7. Pada 5 Februari 1999, Eddie Lembong dan rekan-rekannya yang memiliki kepedulian yang sama mendirikan Perhimpunan Indonesia-Tionghoa (INTI). Para pendiri INTI sadar diskriminasi yang kerap terjadi terhadap warga Tionghoa diwariskan sejak zaman kolonial, seperti termaktub dalam peraturan pemerintah kolonial tahun 1854 yang menggolongkan masyarakat jajahan ke dalam kelompok-kelompok ras.

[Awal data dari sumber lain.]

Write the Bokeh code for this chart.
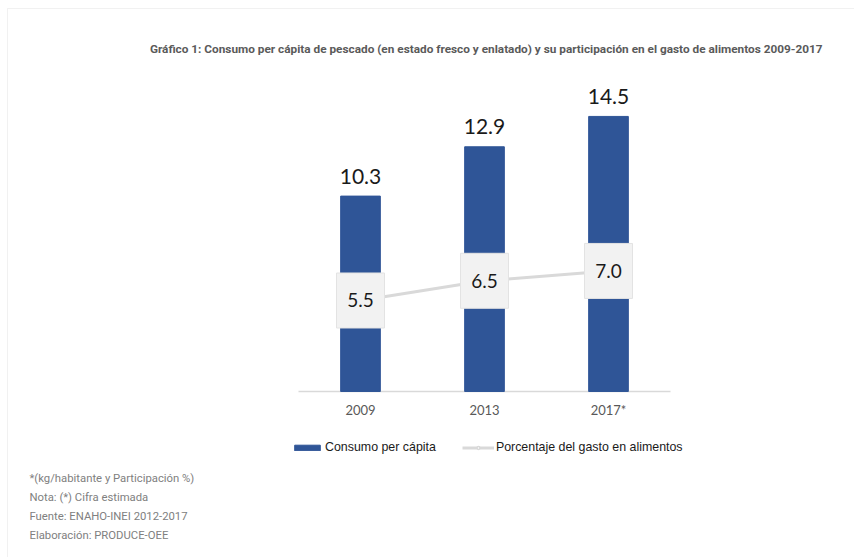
from bokeh.plotting import figure
from bokeh.models import (ColumnDataSource, Range1d, LabelSet, Label,
                          Legend, LegendItem, PolyAnnotation)
from bokeh.core.properties import value
from bokeh.embed import file_html
from bokeh.resources import INLINE

years = ["2009", "2013", "2017*"]
consumo = [10.3, 12.9, 14.5]
porcentaje = [5.5, 6.5, 7.0]
consumo_labels = ["10.3", "12.9", "14.5"]
porcentaje_labels = ["5.5", "6.5", "7.0"]

title_text = "Gráfico 1: Consumo per cápita de pescado (en estado fresco y enlatado) y su participación en el gasto de alimentos 2009-2017"
notes = ["*(kg/habitante y Participación %)",
         "Nota: (*) Cifra estimada",
         "Fuente: ENAHO-INEI 2012-2017",
         "Elaboración: PRODUCE-OEE"]

W, H = 854, 557
xi = list(range(len(years)))

src = ColumnDataSource(dict(x=xi, year=years, c=consumo, p=porcentaje,
                            cl=consumo_labels, pl=porcentaje_labels,
                            zero=[0] * len(years)))

# frame covers the whole canvas; ranges chosen so the plot area sits where the reference has it
p = figure(width=W, height=H, x_range=Range1d(-2.9032, 3.9839),
           y_range=Range1d(-8.751, 20.611), output_backend="svg", toolbar_location=None,
           min_border=0)
p.extra_y_ranges = {"pct": Range1d(-7.546, 20.728)}
p.outline_line_color = None
p.background_fill_color = "white"
p.border_fill_color = "white"
p.xaxis.visible = False
p.yaxis.visible = False
p.xgrid.visible = False
p.ygrid.visible = False

# category axis baseline and labels
p.segment(x0=[-0.5], y0=[0], x1=[len(years) - 0.5], y1=[0], line_color="#d9d9d9", line_width=1.5)
p.add_layout(LabelSet(x="x", y="zero", text="year", source=src, text_align="center",
                      text_baseline="middle", y_offset=-19, text_font=value("Lato"),
                      text_font_size=value("13px"), text_color="#595959"))

bars = p.vbar(x="x", top="c", width=0.32, source=src, color="#2f5597")
line = p.line(x="x", y="p", source=src, y_range_name="pct", line_color="#d9d9d9", line_width=3)
dots = p.scatter(x="x", y="p", source=src, y_range_name="pct", size=6,
                 fill_color="white", line_color="#d9d9d9", line_width=1.5)
p.rect(x="x", y="p", width=48, height=55, width_units="screen", height_units="screen",
       source=src, y_range_name="pct", fill_color="#f2f2f2", line_color="#e3e3e3")

p.add_layout(LabelSet(x="x", y="c", text="cl", source=src, text_align="center",
                      text_baseline="middle", y_offset=20, text_font=value("Lato"),
                      text_font_size=value("21px"), text_color="#1a1a1a"))
p.add_layout(LabelSet(x="x", y="p", text="pl", source=src, y_range_name="pct",
                      text_align="center", text_baseline="middle", text_font=value("Lato"),
                      text_font_size=value("19px"), text_color="#1a1a1a"))

def sy(cy):
    return H - cy

# page border (top and left lines)
p.add_layout(PolyAnnotation(xs=[7, 7, W + 20, W + 20],
                            ys=[-20, sy(8), sy(8), -20],
                            xs_units="screen", ys_units="screen",
                            fill_color=None, fill_alpha=0, line_color="#cfcfcf", line_width=1))

p.add_layout(Label(x=822, y=sy(48), x_units="screen", y_units="screen", text=title_text,
                   text_align="right", text_baseline="middle", text_font="Roboto",
                   text_font_style="bold", text_font_size="11.8px", text_color="#5a5a5a"))

for i, t in enumerate(notes):
    p.add_layout(Label(x=29, y=sy(478 + 19 * i), x_units="screen", y_units="screen",
                       text=t, text_align="left", text_baseline="middle",
                       text_font="Roboto", text_font_size="11.3px", text_color="#808080"))

legend = Legend(items=[LegendItem(label="Consumo per cápita", renderers=[bars]),
                       LegendItem(label="Porcentaje del gasto en alimentos", renderers=[line, dots])],
                orientation="horizontal", location=(291, sy(454)),
                glyph_width=32, glyph_height=7, label_standoff=2, spacing=26,
                padding=0, margin=0, border_line_color=None, background_fill_alpha=0,
                label_text_font="Liberation Sans", label_text_font_size="12.4px",
                label_text_color="#1a1a1a")
p.add_layout(legend, "center")

open("out.html", "w").write(file_html(p, INLINE))
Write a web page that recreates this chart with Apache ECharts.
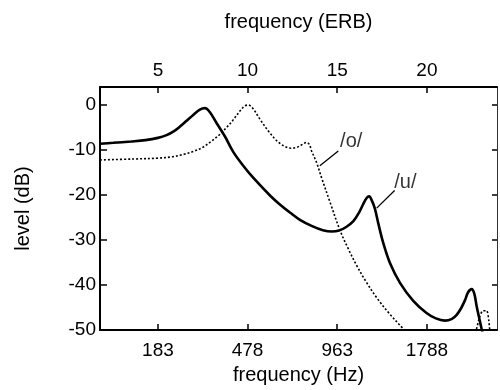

8. Pada masa penjajahan, pemerintah melarang adanya perayaan Imlek. Kemudian pada masa pedudukan Jepang, berdasarkan keputusan Osamu Seiri No. 26 tanggal 1 Agustus 1942 hari raya Imlek menjadi hari libur resmi. Pada masa pemerintahan Sukarno, Imlek tetap dirayakan. Kala itu, Sukarno mengeluarkan Penetapan Pemerintah 1946 No.2/Um tentang “Aturan tentang Hari Raya” di mana pada Pasal 4 menyebut Hari Raya Tiong Hwa meliputi Tahun Baru, Wafat N. Kong Hu Cu, Tsing Bing dan Hari Lahir N. Khong Hu Cu. Sejak 2000, Imlek kembali dapat dirayakan secara terbuka oleh masayarakat Tionghoa di Indonesia. Keran bagi ekspresi kebudayaan masyarakat Tionghoa kembali dibuka oleh Presiden Abdurrahman Wahid atau Gus Dur setelah mencabut Inpres Nomor 14 tahun 1967.